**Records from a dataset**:
------------------------------------------------------------------------

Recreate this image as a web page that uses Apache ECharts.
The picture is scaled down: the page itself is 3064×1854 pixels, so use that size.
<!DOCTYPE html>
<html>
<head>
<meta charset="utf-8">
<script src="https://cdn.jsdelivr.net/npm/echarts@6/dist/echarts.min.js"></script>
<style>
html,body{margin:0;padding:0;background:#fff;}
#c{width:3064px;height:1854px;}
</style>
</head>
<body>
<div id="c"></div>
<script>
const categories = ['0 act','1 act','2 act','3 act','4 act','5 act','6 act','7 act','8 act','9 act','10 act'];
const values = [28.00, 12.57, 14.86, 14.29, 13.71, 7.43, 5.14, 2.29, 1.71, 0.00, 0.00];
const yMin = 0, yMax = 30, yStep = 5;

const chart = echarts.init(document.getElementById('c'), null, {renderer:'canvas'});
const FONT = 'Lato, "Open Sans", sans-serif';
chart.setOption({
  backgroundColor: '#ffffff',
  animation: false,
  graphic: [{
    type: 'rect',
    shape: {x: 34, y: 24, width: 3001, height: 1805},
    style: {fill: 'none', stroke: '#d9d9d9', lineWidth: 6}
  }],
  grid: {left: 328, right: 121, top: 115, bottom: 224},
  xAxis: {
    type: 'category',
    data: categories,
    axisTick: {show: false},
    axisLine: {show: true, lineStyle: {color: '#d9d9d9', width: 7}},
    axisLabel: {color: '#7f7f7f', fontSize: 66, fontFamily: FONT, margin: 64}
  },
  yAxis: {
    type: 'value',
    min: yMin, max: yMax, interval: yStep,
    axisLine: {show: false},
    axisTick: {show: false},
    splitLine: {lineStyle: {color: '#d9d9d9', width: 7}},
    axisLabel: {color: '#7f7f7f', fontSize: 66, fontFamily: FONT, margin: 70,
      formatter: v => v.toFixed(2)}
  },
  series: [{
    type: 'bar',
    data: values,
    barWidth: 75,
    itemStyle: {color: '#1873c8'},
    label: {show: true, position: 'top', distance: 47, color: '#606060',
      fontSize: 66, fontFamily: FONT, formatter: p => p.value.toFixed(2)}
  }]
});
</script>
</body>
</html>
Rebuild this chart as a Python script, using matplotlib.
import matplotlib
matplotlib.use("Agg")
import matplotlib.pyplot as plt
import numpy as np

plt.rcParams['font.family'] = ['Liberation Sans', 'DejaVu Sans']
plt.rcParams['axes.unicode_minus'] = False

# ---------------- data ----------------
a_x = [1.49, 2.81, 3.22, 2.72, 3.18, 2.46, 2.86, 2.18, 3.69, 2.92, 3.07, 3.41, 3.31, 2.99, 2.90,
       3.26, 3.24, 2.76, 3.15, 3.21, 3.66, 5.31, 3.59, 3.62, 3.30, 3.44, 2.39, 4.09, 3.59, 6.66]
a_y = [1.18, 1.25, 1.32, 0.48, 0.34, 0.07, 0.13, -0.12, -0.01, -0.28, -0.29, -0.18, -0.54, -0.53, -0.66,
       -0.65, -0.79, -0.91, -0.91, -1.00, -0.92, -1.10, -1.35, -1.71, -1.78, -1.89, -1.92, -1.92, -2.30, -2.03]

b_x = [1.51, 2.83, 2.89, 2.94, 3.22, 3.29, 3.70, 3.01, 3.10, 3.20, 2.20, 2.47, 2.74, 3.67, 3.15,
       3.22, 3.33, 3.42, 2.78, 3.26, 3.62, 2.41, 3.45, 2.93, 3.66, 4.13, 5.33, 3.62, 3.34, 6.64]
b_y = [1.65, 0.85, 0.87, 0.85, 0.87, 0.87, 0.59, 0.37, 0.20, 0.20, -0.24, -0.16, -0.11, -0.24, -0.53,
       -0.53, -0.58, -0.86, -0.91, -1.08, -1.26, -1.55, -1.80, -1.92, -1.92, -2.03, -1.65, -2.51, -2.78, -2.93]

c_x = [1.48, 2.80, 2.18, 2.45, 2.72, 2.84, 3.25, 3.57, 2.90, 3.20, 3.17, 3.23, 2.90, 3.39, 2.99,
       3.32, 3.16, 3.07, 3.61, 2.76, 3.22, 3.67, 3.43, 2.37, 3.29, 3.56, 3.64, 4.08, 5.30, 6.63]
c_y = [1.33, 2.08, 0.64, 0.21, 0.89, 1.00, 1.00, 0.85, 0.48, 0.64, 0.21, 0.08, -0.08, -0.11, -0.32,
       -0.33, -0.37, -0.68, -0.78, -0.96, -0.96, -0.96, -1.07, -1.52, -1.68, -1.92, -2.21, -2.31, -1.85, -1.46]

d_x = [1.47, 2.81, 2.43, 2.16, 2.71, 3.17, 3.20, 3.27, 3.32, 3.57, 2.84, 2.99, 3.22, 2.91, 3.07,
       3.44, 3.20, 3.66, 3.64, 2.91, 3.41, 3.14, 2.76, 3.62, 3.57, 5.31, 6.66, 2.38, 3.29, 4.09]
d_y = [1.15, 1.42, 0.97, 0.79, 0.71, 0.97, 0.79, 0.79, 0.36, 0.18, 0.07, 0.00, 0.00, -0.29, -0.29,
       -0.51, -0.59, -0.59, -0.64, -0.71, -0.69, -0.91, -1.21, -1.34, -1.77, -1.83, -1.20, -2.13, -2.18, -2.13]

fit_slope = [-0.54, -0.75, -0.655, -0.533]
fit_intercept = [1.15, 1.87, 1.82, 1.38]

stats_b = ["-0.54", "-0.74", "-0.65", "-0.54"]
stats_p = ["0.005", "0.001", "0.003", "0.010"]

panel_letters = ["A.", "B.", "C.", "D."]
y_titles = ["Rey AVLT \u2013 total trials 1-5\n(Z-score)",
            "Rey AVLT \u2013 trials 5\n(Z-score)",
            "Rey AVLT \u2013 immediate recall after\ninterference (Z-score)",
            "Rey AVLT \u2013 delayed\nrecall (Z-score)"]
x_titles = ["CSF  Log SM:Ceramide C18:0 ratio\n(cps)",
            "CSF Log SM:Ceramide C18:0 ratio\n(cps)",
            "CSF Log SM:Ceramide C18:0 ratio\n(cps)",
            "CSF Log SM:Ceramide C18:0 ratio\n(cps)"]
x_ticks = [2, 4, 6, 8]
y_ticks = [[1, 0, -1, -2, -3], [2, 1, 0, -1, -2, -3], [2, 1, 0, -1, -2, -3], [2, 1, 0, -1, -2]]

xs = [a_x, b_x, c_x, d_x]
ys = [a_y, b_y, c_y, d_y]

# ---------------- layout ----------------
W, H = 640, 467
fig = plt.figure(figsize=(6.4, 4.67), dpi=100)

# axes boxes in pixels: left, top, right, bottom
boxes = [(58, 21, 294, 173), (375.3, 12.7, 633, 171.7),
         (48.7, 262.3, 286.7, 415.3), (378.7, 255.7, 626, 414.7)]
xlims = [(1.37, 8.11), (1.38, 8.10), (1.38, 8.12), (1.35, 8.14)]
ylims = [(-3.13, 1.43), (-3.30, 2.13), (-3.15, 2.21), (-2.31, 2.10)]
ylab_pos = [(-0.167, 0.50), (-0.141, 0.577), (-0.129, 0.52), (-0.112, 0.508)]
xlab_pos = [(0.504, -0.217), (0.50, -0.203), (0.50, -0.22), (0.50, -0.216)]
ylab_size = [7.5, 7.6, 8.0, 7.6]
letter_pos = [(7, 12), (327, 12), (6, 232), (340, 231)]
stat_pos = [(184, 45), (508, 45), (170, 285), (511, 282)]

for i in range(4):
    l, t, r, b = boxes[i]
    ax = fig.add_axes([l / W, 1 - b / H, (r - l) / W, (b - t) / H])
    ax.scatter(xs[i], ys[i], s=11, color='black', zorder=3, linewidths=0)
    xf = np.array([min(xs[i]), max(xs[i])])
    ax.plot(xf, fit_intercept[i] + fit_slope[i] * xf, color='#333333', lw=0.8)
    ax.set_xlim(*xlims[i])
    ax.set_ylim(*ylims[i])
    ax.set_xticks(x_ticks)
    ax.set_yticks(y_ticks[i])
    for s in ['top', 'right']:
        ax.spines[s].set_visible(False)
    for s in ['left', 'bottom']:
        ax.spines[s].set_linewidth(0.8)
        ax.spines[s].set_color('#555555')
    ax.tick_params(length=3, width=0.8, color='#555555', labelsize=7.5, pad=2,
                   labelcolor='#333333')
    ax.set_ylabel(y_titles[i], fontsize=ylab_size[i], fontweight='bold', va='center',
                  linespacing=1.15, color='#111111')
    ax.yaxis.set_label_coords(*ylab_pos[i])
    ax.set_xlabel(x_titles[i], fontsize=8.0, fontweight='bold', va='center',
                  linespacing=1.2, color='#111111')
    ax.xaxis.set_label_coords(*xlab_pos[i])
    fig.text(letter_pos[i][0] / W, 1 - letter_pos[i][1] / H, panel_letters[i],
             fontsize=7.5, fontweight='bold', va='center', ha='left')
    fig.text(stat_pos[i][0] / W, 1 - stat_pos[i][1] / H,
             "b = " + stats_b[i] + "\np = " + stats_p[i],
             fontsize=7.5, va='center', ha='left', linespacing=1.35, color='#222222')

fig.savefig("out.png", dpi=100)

------------------------------------------------------------------------

**Work required**: Search the preceding listing for "that" and extract every line where it is found.

**Exercise result**:
Recreate this image as a web page that uses Apache ECharts.
The picture is scaled down: the page itself is 3064×1854 pixels, so use that size.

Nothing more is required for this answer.